**Work to do**. Below are some records. Output the lines from the first one through the line that holds "ax.tick_params(axis='y', pad=8)", exactly as written, with no pictures.

**Collection entries**.
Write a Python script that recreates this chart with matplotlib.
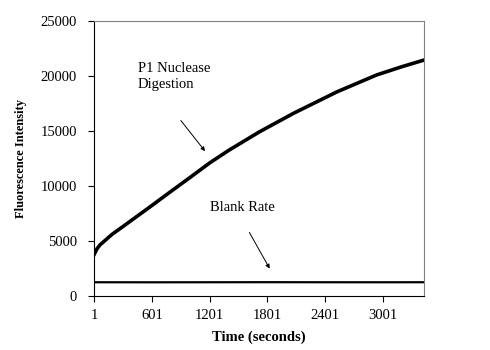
import matplotlib
matplotlib.use("Agg")
import matplotlib.pyplot as plt

# values
time_nuclease = [1, 30, 60, 120, 182, 300, 372, 580, 770, 1000, 1201, 1400,
                 1713, 2070, 2521, 2937, 3200, 3428]
nuclease = [3800, 4300, 4640, 5100, 5580, 6320, 6780, 8100, 9330, 10800, 12100,
            13250, 14900, 16600, 18550, 20100, 20850, 21450]

time_blank = [1, 600, 1200, 1800, 2400, 3000, 3428]
blank = [1250, 1245, 1250, 1255, 1250, 1248, 1252]

x_ticks = [1, 601, 1201, 1801, 2401, 3001]
y_ticks = [0, 5000, 10000, 15000, 20000, 25000]

plt.rcParams['font.family'] = ['Liberation Serif', 'DejaVu Serif']

fig = plt.figure(figsize=(4.9, 3.5), dpi=100)
ax = fig.add_axes([0.1924, 0.1543, 0.6729, 0.7857])

ax.plot(time_nuclease, nuclease, color='black', linewidth=2.6)
ax.plot(time_blank, blank, color='black', linewidth=1.6)

ax.set_xlim(1, 3428)
ax.set_ylim(0, 25000)
ax.set_xticks(x_ticks)
ax.set_yticks(y_ticks)
ax.tick_params(direction='out', length=4.5, width=0.8, labelsize=10.5, pad=5)
ax.tick_params(axis='y', pad=8)

for side in ['top', 'right']:
    ax.spines[side].set_color('#808080')
for side in ['left', 'bottom']:
    ax.spines[side].set_color('black')

ax.set_xlabel('Time (seconds)', fontsize=10.5, fontweight='bold', labelpad=6)
ax.set_ylabel('Fluorescence Intensity', fontsize=9, fontweight='bold', labelpad=10)

ax.text(455, 21300, 'P1 Nuclease\nDigestion', fontsize=10.5, ha='left', va='top',
        linespacing=1.3)
ax.text(1205, 8000, 'Blank Rate', fontsize=10.5, ha='left', va='center')

arrow = dict(arrowstyle='-|>', color='black', linewidth=0.7, mutation_scale=6)
ax.annotate('', xy=(1170, 12970), xytext=(883, 16150), arrowprops=arrow)
ax.annotate('', xy=(1838, 2270), xytext=(1599, 6000), arrowprops=arrow)

fig.savefig('out.png', dpi=100)
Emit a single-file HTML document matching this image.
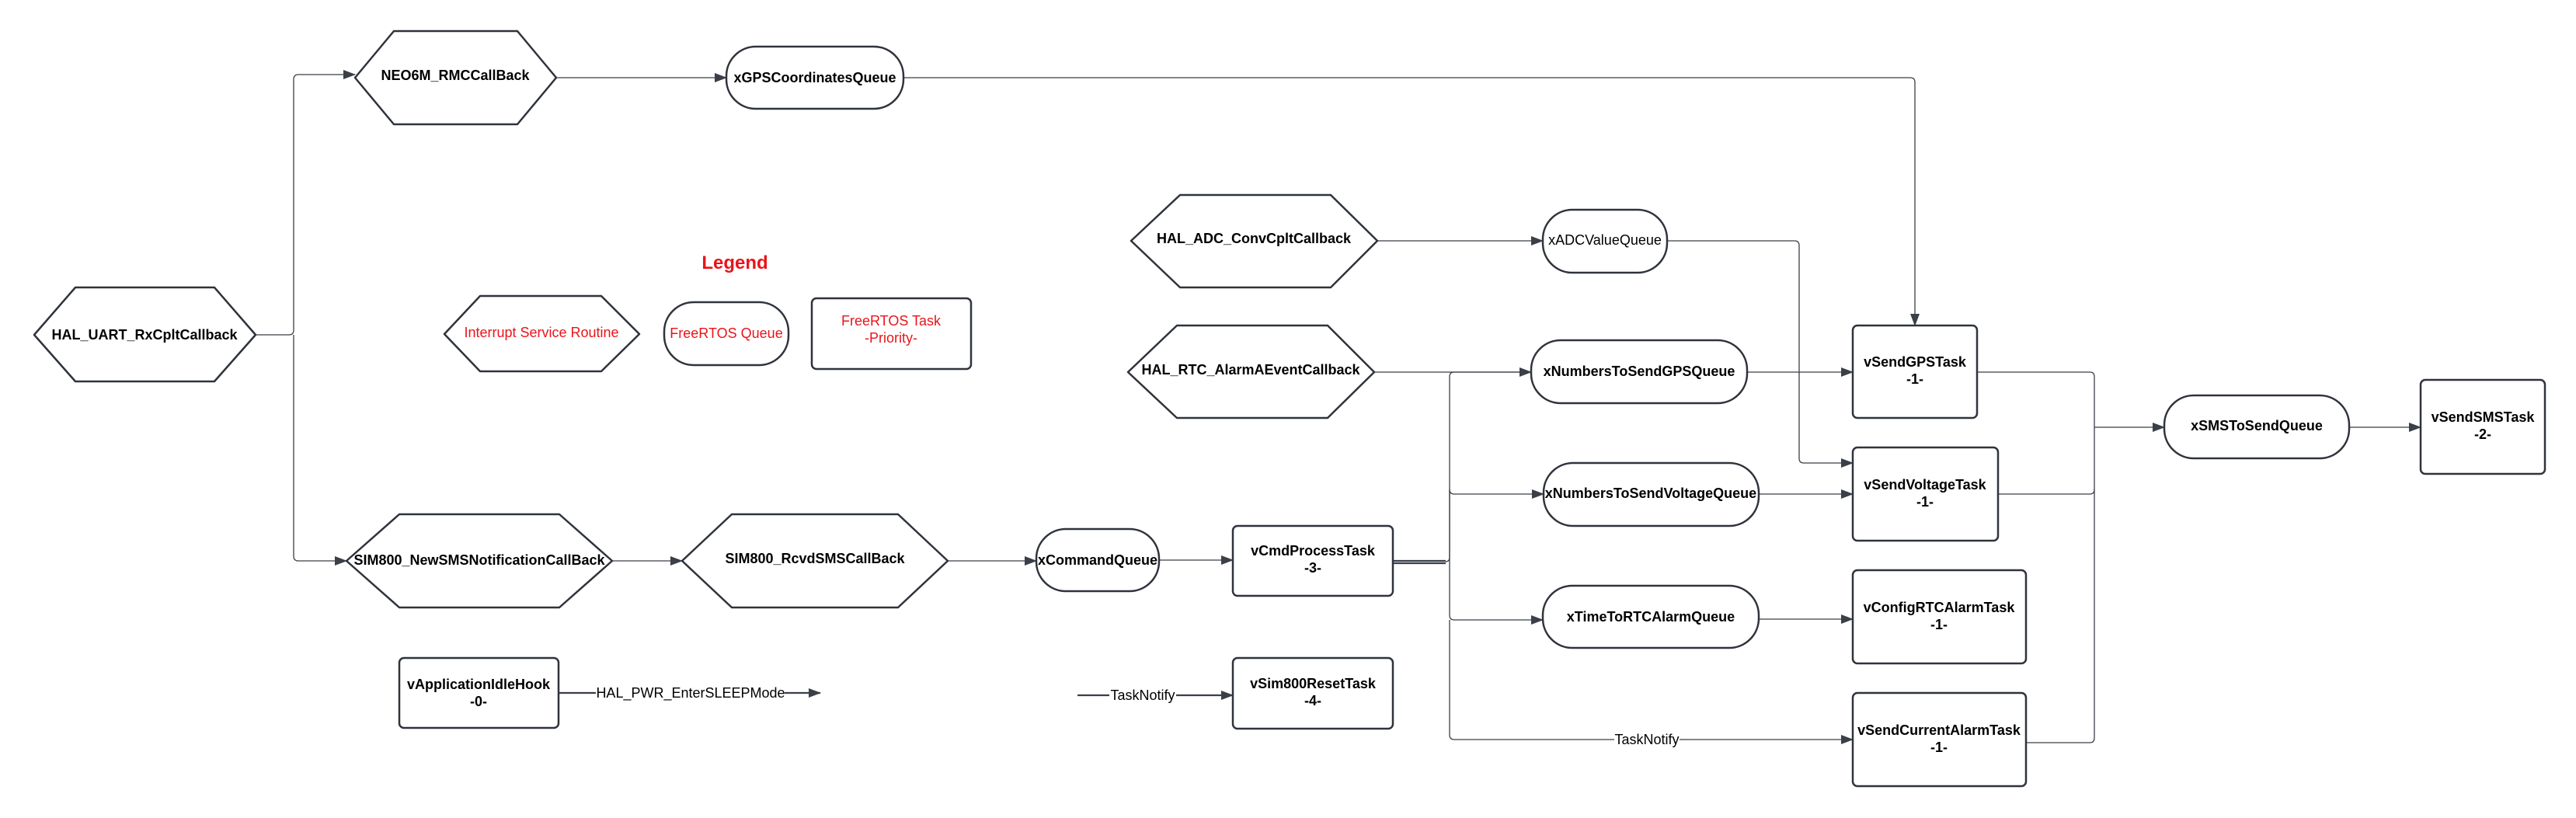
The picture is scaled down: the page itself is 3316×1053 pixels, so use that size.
<!DOCTYPE html>
<html><head><meta charset="utf-8"><style>
html,body{margin:0;padding:0;background:#fff;}
svg{display:block;}
text{font-family:"Liberation Sans",Arial,sans-serif;font-size:18px;fill:#000;}
.b{font-weight:bold;}
.r{fill:#e8141b;}
.s{fill:#fff;stroke:#2f333b;stroke-width:2.5;stroke-linejoin:round;}
.c{fill:none;stroke:#3a3f48;stroke-width:1.3;stroke-linejoin:round;}
.ct{fill:none;stroke:#3a3f48;stroke-width:2.2;}
</style></head><body>
<svg width="3316" height="1053" viewBox="0 0 3316 1053" xmlns="http://www.w3.org/2000/svg">
<defs>
<marker id="a" markerWidth="16" markerHeight="12" refX="15" refY="6" orient="auto" markerUnits="userSpaceOnUse">
<path d="M0,0 L16,6 L0,12 Z" fill="#3a3f48"/></marker>
</defs>

<!-- connectors -->
<path class="c" d="M329,431 H372 Q378,431 378,425 V102 Q378,96 384,96 H457" marker-end="url(#a)"/>
<path class="c" d="M378,431 V716 Q378,722 384,722 H446" marker-end="url(#a)"/>
<path class="c" d="M716,100 H935" marker-end="url(#a)"/>
<path class="c" d="M1163,100 H2459 Q2465,100 2465,106 V419" marker-end="url(#a)"/>
<path class="c" d="M788,722 H878" marker-end="url(#a)"/>
<path class="c" d="M1220,722 H1334" marker-end="url(#a)"/>
<path class="c" d="M1492,721 H1587" marker-end="url(#a)"/>
<path class="ct" d="M1793,722 H1861" /><path class="ct" d="M1793,725 H1861" />
<path class="c" d="M1861,723 Q1866,723 1866,717 V485 Q1866,479 1872,479 H1971" marker-end="url(#a)"/>
<path class="c" d="M1866,723 V630 Q1866,636 1872,636 H1987" marker-end="url(#a)"/>
<path class="c" d="M1866,723 V792 Q1866,798 1872,798 H1986" marker-end="url(#a)"/>
<path class="c" d="M1866,798 V946 Q1866,952 1872,952 H2385" marker-end="url(#a)"/>
<path class="c" d="M1773,310 H1986" marker-end="url(#a)"/>
<path class="c" d="M1769,479 H1971"/>
<path class="c" d="M2146,310 H2310 Q2316,310 2316,316 V590 Q2316,596 2322,596 H2385" marker-end="url(#a)"/>
<path class="c" d="M2249,479 H2385" marker-end="url(#a)"/>
<path class="c" d="M2264,636 H2385" marker-end="url(#a)"/>
<path class="c" d="M2264,797 H2385" marker-end="url(#a)"/>
<path class="c" d="M2545,479 H2690 Q2696,479 2696,485 V950 Q2696,956 2690,956 H2608"/>
<path class="c" d="M2572,636 H2690 Q2696,636 2696,630"/>
<path class="c" d="M2696,550 H2786" marker-end="url(#a)"/>
<path class="c" d="M3024,550 H3116" marker-end="url(#a)"/>
<path class="ct" d="M719,892 H1056" marker-end="url(#a)"/>
<path class="ct" d="M1387,895 H1587" marker-end="url(#a)"/>

<!-- connector labels -->
<rect x="767" y="880" width="243" height="24" fill="#fff"/>
<text x="889" y="898" text-anchor="middle">HAL_PWR_EnterSLEEPMode</text>
<rect x="1428" y="883" width="86" height="24" fill="#fff"/>
<text x="1471" y="901" text-anchor="middle">TaskNotify</text>
<rect x="2078" y="940" width="84" height="24" fill="#fff"/>
<text x="2120" y="958" text-anchor="middle">TaskNotify</text>

<!-- hexagons -->
<polygon class="s" points="97,370 276,370 329,431 276,491 97,491 44,431"/>
<text class="b" x="186" y="437" text-anchor="middle">HAL_UART_RxCpltCallback</text>
<polygon class="s" points="507,40 666,40 716,100 666,160 507,160 457,100"/>
<text class="b" x="586" y="103" text-anchor="middle">NEO6M_RMCCallBack</text>
<polygon class="s" points="514,662 720,662 788,722 720,782 514,782 446,722"/>
<text class="b" x="617" y="727" text-anchor="middle">SIM800_NewSMSNotificationCallBack</text>
<polygon class="s" points="942,662 1156,662 1220,722 1156,782 942,782 878,722"/>
<text class="b" x="1049" y="725" text-anchor="middle">SIM800_RcvdSMSCallBack</text>
<polygon class="s" points="1519,251 1713,251 1773,310 1713,370 1519,370 1456,310"/>
<text class="b" x="1614" y="313" text-anchor="middle">HAL_ADC_ConvCpltCallback</text>
<polygon class="s" points="1515,419 1709,419 1769,479 1709,538 1515,538 1452,479"/>
<text class="b" x="1610" y="482" text-anchor="middle">HAL_RTC_AlarmAEventCallback</text>
<polygon class="s" points="618,381 774,381 823,430 774,478 618,478 572,430"/>
<text class="r" x="697" y="434" text-anchor="middle">Interrupt Service Routine</text>

<!-- queues -->
<rect class="s" x="935" y="60" width="228" height="80" rx="38"/>
<text class="b" x="1049" y="106" text-anchor="middle">xGPSCoordinatesQueue</text>
<rect class="s" x="1986" y="270" width="160" height="81" rx="38"/>
<text x="2066" y="315" text-anchor="middle">xADCValueQueue</text>
<rect class="s" x="1971" y="438" width="278" height="81" rx="38"/>
<text class="b" x="2110" y="484" text-anchor="middle">xNumbersToSendGPSQueue</text>
<rect class="s" x="1987" y="596" width="277" height="81" rx="38"/>
<text class="b" x="2125" y="641" text-anchor="middle">xNumbersToSendVoltageQueue</text>
<rect class="s" x="1986" y="754" width="278" height="80" rx="38"/>
<text class="b" x="2125" y="800" text-anchor="middle">xTimeToRTCAlarmQueue</text>
<rect class="s" x="1334" y="681" width="158" height="80" rx="38"/>
<text class="b" x="1413" y="727" text-anchor="middle">xCommandQueue</text>
<rect class="s" x="2786" y="509" width="238" height="81" rx="38"/>
<text class="b" x="2905" y="554" text-anchor="middle">xSMSToSendQueue</text>
<rect class="s" x="855" y="389" width="160" height="81" rx="38"/>
<text class="r" x="935" y="435" text-anchor="middle">FreeRTOS Queue</text>

<!-- tasks -->
<rect class="s" x="514" y="847" width="205" height="90" rx="6"/>
<text class="b" x="616" y="887" text-anchor="middle">vApplicationIdleHook</text>
<text class="b" x="616" y="909" text-anchor="middle">-0-</text>
<rect class="s" x="1587" y="677" width="206" height="90" rx="6"/>
<text class="b" x="1690" y="715" text-anchor="middle">vCmdProcessTask</text>
<text class="b" x="1690" y="737" text-anchor="middle">-3-</text>
<rect class="s" x="1587" y="847" width="206" height="91" rx="6"/>
<text class="b" x="1690" y="886" text-anchor="middle">vSim800ResetTask</text>
<text class="b" x="1690" y="908" text-anchor="middle">-4-</text>
<rect class="s" x="2385" y="419" width="160" height="119" rx="6"/>
<text class="b" x="2465" y="472" text-anchor="middle">vSendGPSTask</text>
<text class="b" x="2465" y="494" text-anchor="middle">-1-</text>
<rect class="s" x="2385" y="576" width="187" height="120" rx="6"/>
<text class="b" x="2478" y="630" text-anchor="middle">vSendVoltageTask</text>
<text class="b" x="2478" y="652" text-anchor="middle">-1-</text>
<rect class="s" x="2385" y="734" width="223" height="120" rx="6"/>
<text class="b" x="2496" y="788" text-anchor="middle">vConfigRTCAlarmTask</text>
<text class="b" x="2496" y="810" text-anchor="middle">-1-</text>
<rect class="s" x="2385" y="892" width="223" height="120" rx="6"/>
<text class="b" x="2496" y="946" text-anchor="middle">vSendCurrentAlarmTask</text>
<text class="b" x="2496" y="968" text-anchor="middle">-1-</text>
<rect class="s" x="3116" y="489" width="160" height="121" rx="6"/>
<text class="b" x="3196" y="543" text-anchor="middle">vSendSMSTask</text>
<text class="b" x="3196" y="565" text-anchor="middle">-2-</text>
<rect class="s" x="1045" y="384" width="205" height="91" rx="6"/>
<text class="r" x="1147" y="419" text-anchor="middle">FreeRTOS Task</text>
<text class="r" x="1147" y="441" text-anchor="middle">-Priority-</text>

<text class="b r" x="946" y="346" text-anchor="middle" style="font-size:24px">Legend</text>
</svg>
</body></html>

**Output below**.
Write a Python script that recreates this chart with matplotlib.
import matplotlib
matplotlib.use("Agg")
import matplotlib.pyplot as plt

# values
time_nuclease = [1, 30, 60, 120, 182, 300, 372, 580, 770, 1000, 1201, 1400,
                 1713, 2070, 2521, 2937, 3200, 3428]
nuclease = [3800, 4300, 4640, 5100, 5580, 6320, 6780, 8100, 9330, 10800, 12100,
            13250, 14900, 16600, 18550, 20100, 20850, 21450]

time_blank = [1, 600, 1200, 1800, 2400, 3000, 3428]
blank = [1250, 1245, 1250, 1255, 1250, 1248, 1252]

x_ticks = [1, 601, 1201, 1801, 2401, 3001]
y_ticks = [0, 5000, 10000, 15000, 20000, 25000]

plt.rcParams['font.family'] = ['Liberation Serif', 'DejaVu Serif']

fig = plt.figure(figsize=(4.9, 3.5), dpi=100)
ax = fig.add_axes([0.1924, 0.1543, 0.6729, 0.7857])

ax.plot(time_nuclease, nuclease, color='black', linewidth=2.6)
ax.plot(time_blank, blank, color='black', linewidth=1.6)

ax.set_xlim(1, 3428)
ax.set_ylim(0, 25000)
ax.set_xticks(x_ticks)
ax.set_yticks(y_ticks)
ax.tick_params(direction='out', length=4.5, width=0.8, labelsize=10.5, pad=5)
ax.tick_params(axis='y', pad=8)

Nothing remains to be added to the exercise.